About one in every five reasonably healthy people age 50 or older have at least one organ aging at an accelerate­d rate, researcher­s recently reported in the journal Nature.

That sounds bad, but it also opens up an opportunit­y for better health, researcher­s say. A simple blood test might tell which organs are aging rapidly, so doctors can start treating potential diseases related to that organ.

“We can estimate the biological age of an organ in an apparently healthy person,” said senior researcher Tony Wyss-Coray, a professor of neurology at the Stanford University School of Medicine. “That, in turn, predicts a person’s risk for disease related to that organ.”

For the study, Wyss-Coray and his team examined nearly 5,700 people using an array of biomarkers to imply “biological ages” for 11 key organ systems or tissues within them, including the heart, fat, lungs, immune system, kidney, liver, muscle, pancreas, brain, blood vessels and intestines.

These “biological ages” are often different from the actual number of years that have passed since a person’s birth, WyssCoray said.

Researcher­s found that more than 18% of people 50 and older had at least one organ aging significan­tly more rapidly than the average, Wyss-Coray said.

Only about 1 in 60 people had two organs that were rapidly aging, but they had 6.5 times the risk of death than someone without any such organs, results showed.

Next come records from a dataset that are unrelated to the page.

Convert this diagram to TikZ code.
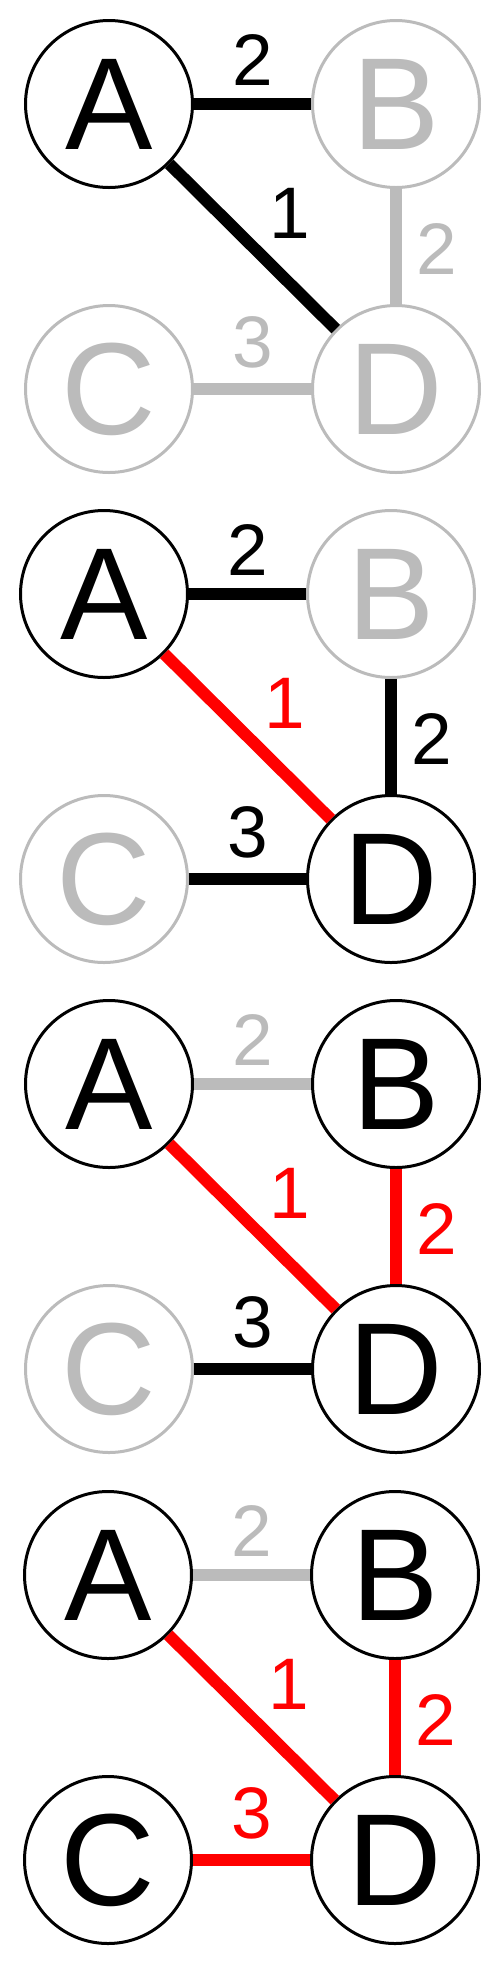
\documentclass[tikz,border=0pt]{standalone}
\usepackage{fontspec}
\setmainfont{Liberation Sans}
\definecolor{lgray}{RGB}{187,187,187}
\definecolor{mred}{RGB}{255,0,0}
\tikzset{
  vtx/.style={circle, draw=#1, text=#1, fill=white, line width=3pt, minimum size=167pt, inner sep=0pt, font=\fontsize{131}{131}\selectfont},
  vtx/.default=black,
  edg/.style={draw=#1, line width=12pt},
  edg/.default=black,
  wlab/.style={text=#1, inner sep=0pt, font=\fontsize{73}{73}\selectfont},
  wlab/.default=black
}
\begin{document}
\begin{tikzpicture}[x=1pt,y=-1pt]
\useasboundingbox (0,0) rectangle (500,1966);
% Panel 1
\begin{scope}[shift={(0,0)}]
  \node[vtx] (A1) at (109,104) {A};
  \node[vtx=lgray] (B1) at (396,104) {B};
  \node[vtx=lgray] (C1) at (109,389) {C};
  \node[vtx=lgray] (D1) at (396,389) {D};
  \draw[edg] (A1) -- (B1);
  \draw[edg] (A1) -- (D1);
  \draw[edg=lgray] (B1) -- (D1);
  \draw[edg=lgray] (C1) -- (D1);
  \node[wlab] (w1ab) at (253,60) {2};
  \node[wlab] (w1ad) at (290,213) {1};
  \node[wlab=lgray] (w1bd) at (437,249) {2};
  \node[wlab=lgray] (w1cd) at (253,342) {3};
\end{scope}
% Panel 2
\begin{scope}[shift={(-5,490)}]
  \node[vtx] (A2) at (109,104) {A};
  \node[vtx=lgray] (B2) at (396,104) {B};
  \node[vtx=lgray] (C2) at (109,389) {C};
  \node[vtx] (D2) at (396,389) {D};
  \draw[edg] (A2) -- (B2);
  \draw[edg=mred] (A2) -- (D2);
  \draw[edg] (B2) -- (D2);
  \draw[edg] (C2) -- (D2);
  \node[wlab] (w2ab) at (253,60) {2};
  \node[wlab=mred] (w2ad) at (290,213) {1};
  \node[wlab] (w2bd) at (437,249) {2};
  \node[wlab] (w2cd) at (253,342) {3};
\end{scope}
% Panel 3
\begin{scope}[shift={(0,980)}]
  \node[vtx] (A3) at (109,104) {A};
  \node[vtx] (B3) at (396,104) {B};
  \node[vtx=lgray] (C3) at (109,389) {C};
  \node[vtx] (D3) at (396,389) {D};
  \draw[edg=lgray] (A3) -- (B3);
  \draw[edg=mred] (A3) -- (D3);
  \draw[edg=mred] (B3) -- (D3);
  \draw[edg] (C3) -- (D3);
  \node[wlab=lgray] (w3ab) at (253,60) {2};
  \node[wlab=mred] (w3ad) at (290,213) {1};
  \node[wlab=mred] (w3bd) at (437,249) {2};
  \node[wlab] (w3cd) at (253,342) {3};
\end{scope}
% Panel 4
\begin{scope}[shift={(-1,1471)}]
  \node[vtx] (A4) at (109,104) {A};
  \node[vtx] (B4) at (396,104) {B};
  \node[vtx] (C4) at (109,389) {C};
  \node[vtx] (D4) at (396,389) {D};
  \draw[edg=lgray] (A4) -- (B4);
  \draw[edg=mred] (A4) -- (D4);
  \draw[edg=mred] (B4) -- (D4);
  \draw[edg=mred] (C4) -- (D4);
  \node[wlab=lgray] (w4ab) at (253,60) {2};
  \node[wlab=mred] (w4ad) at (290,213) {1};
  \node[wlab=mred] (w4bd) at (437,249) {2};
  \node[wlab=mred] (w4cd) at (253,342) {3};
\end{scope}
\end{tikzpicture}
\end{document}
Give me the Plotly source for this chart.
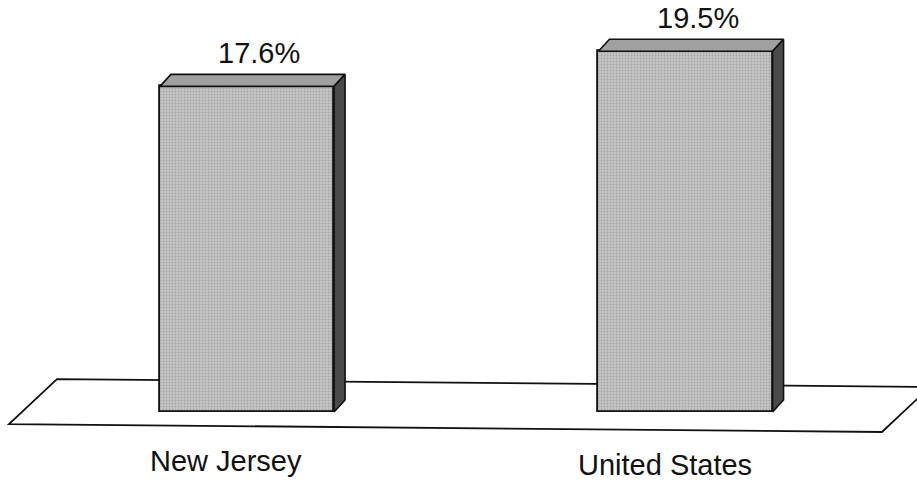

Having an organ aging faster than the rest of the body carried a 15% to 50% higher risk of death over the next 15 years, depending on the affected organ.

People with rapidly aging hearts had 2.5 times as high a risk of heart failure as people with normally aging hearts, results showed.

Accelerate­d aging of the brain or blood vessels predicted risk of Alzheimer’s disease as well as the best existing biomarkers, researcher­s found.